Jay Blas Jacob Cabrera
Cabrera’s condemnation of the election system is not limited to donations. He said this school Board election should not be about electing the best candidates, instead he believes this election should be about electing the most diverse Board.
“For me, the best Board to serve the students at the highest level is the one that would be the most diverse, so then you have a diversity of discussion, and you’re really able to see all the different components that would affect the students,” Cabrera said. “In that context I feel like I bring a extremely different point of view than the other candidates and would serve the students and would serve the school Board very well by not just electing another white parent.”
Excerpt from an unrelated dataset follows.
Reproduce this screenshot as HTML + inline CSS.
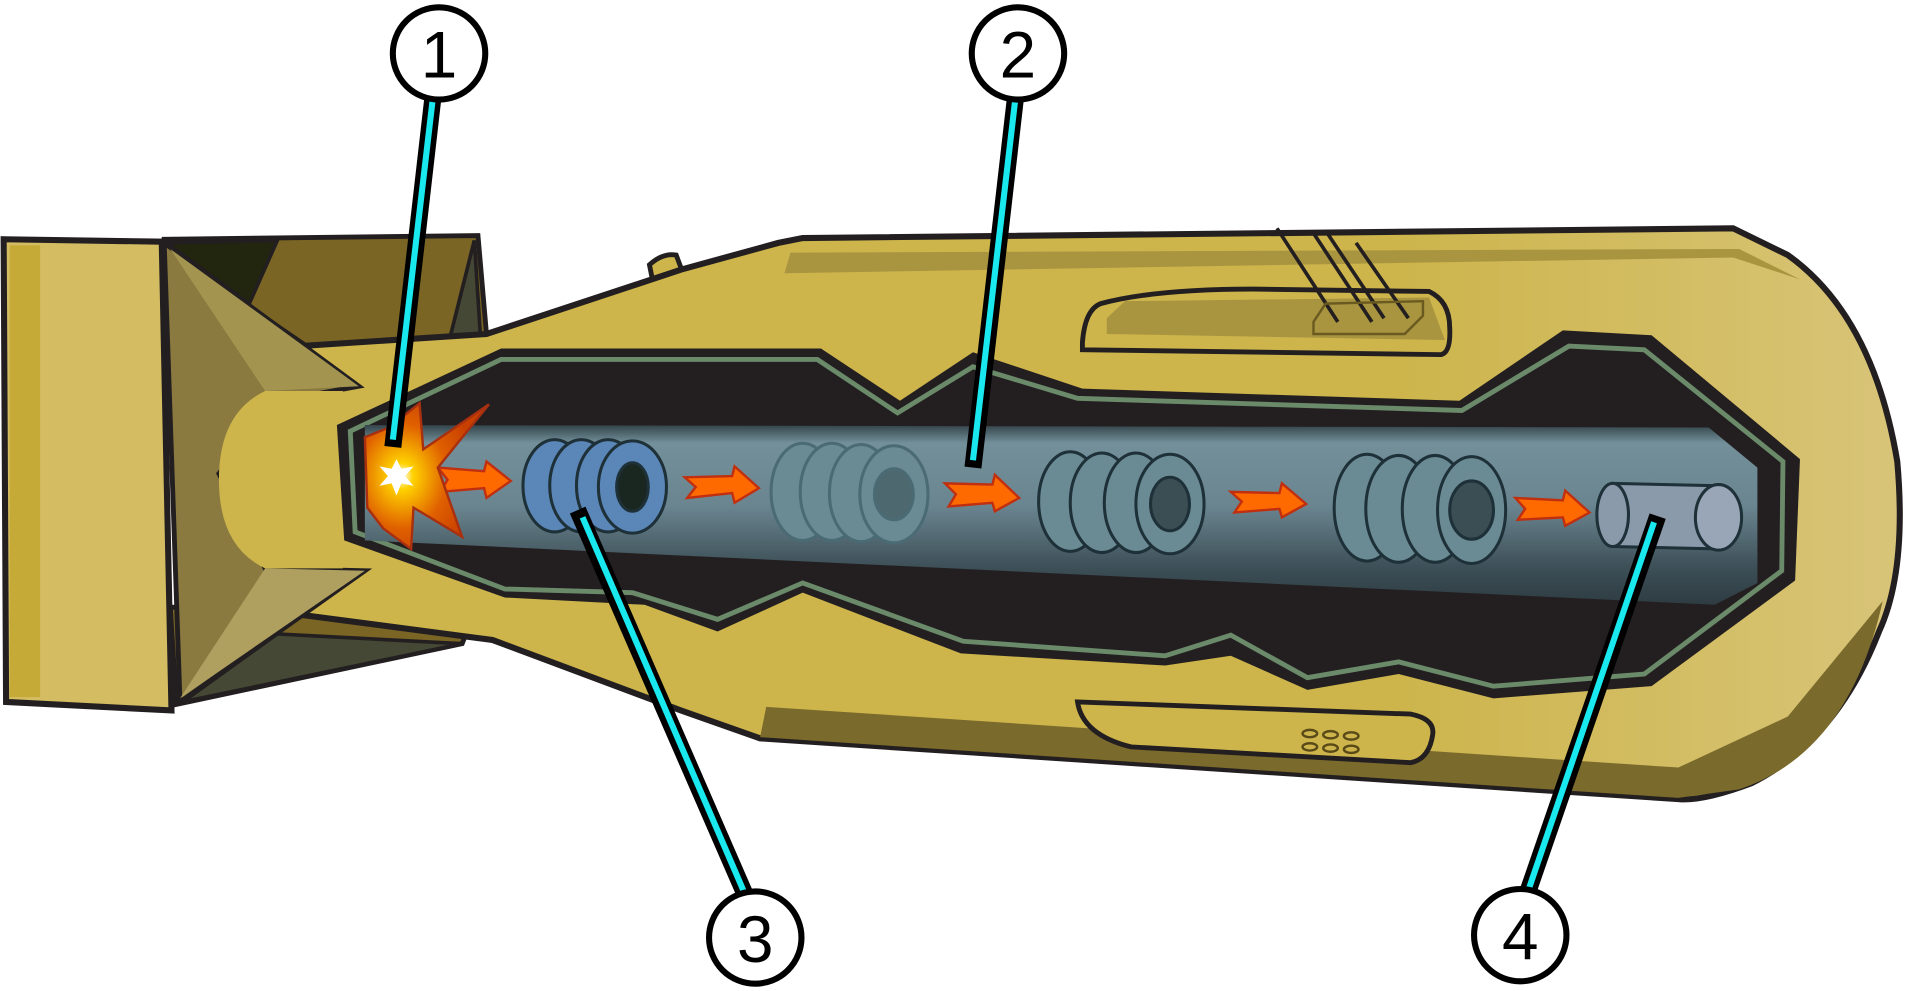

In line with his outsider point of view Cabrera said everyone above the age of 15 should be allowed to vote in order to increase student participation and that the District should use reserves to help pay for the budget shortfall.
“I think [it] is extremely important to reduce the voting age from 18 years old down to 15 so that every single high school student is getting three years of direct civic engagement,” Cabrera said. “I think that could change our society in so many ways where you’re actually learning as a student, how to engage in our civic processes, not after you leave your parents’ house.”
Critics of Cabrera point to his outsider viewpoints and tendency to run in any election he can. These critics worry that Cabrera is not a serious candidate and that he won’t have any actual chance of winning the election.
While, Cabrera has not served on the school Board or on the Board of a business like many other candidates, Cabrera is a Gunn graduate and has some school management experience from his time as the Internal Vice Chair of the University of California Santa Cruz (UCSC) Student Union. Cabrera said his time as the Vice Chair of the UCSC Student Union gives him the mangement experience necessary to be a Board member.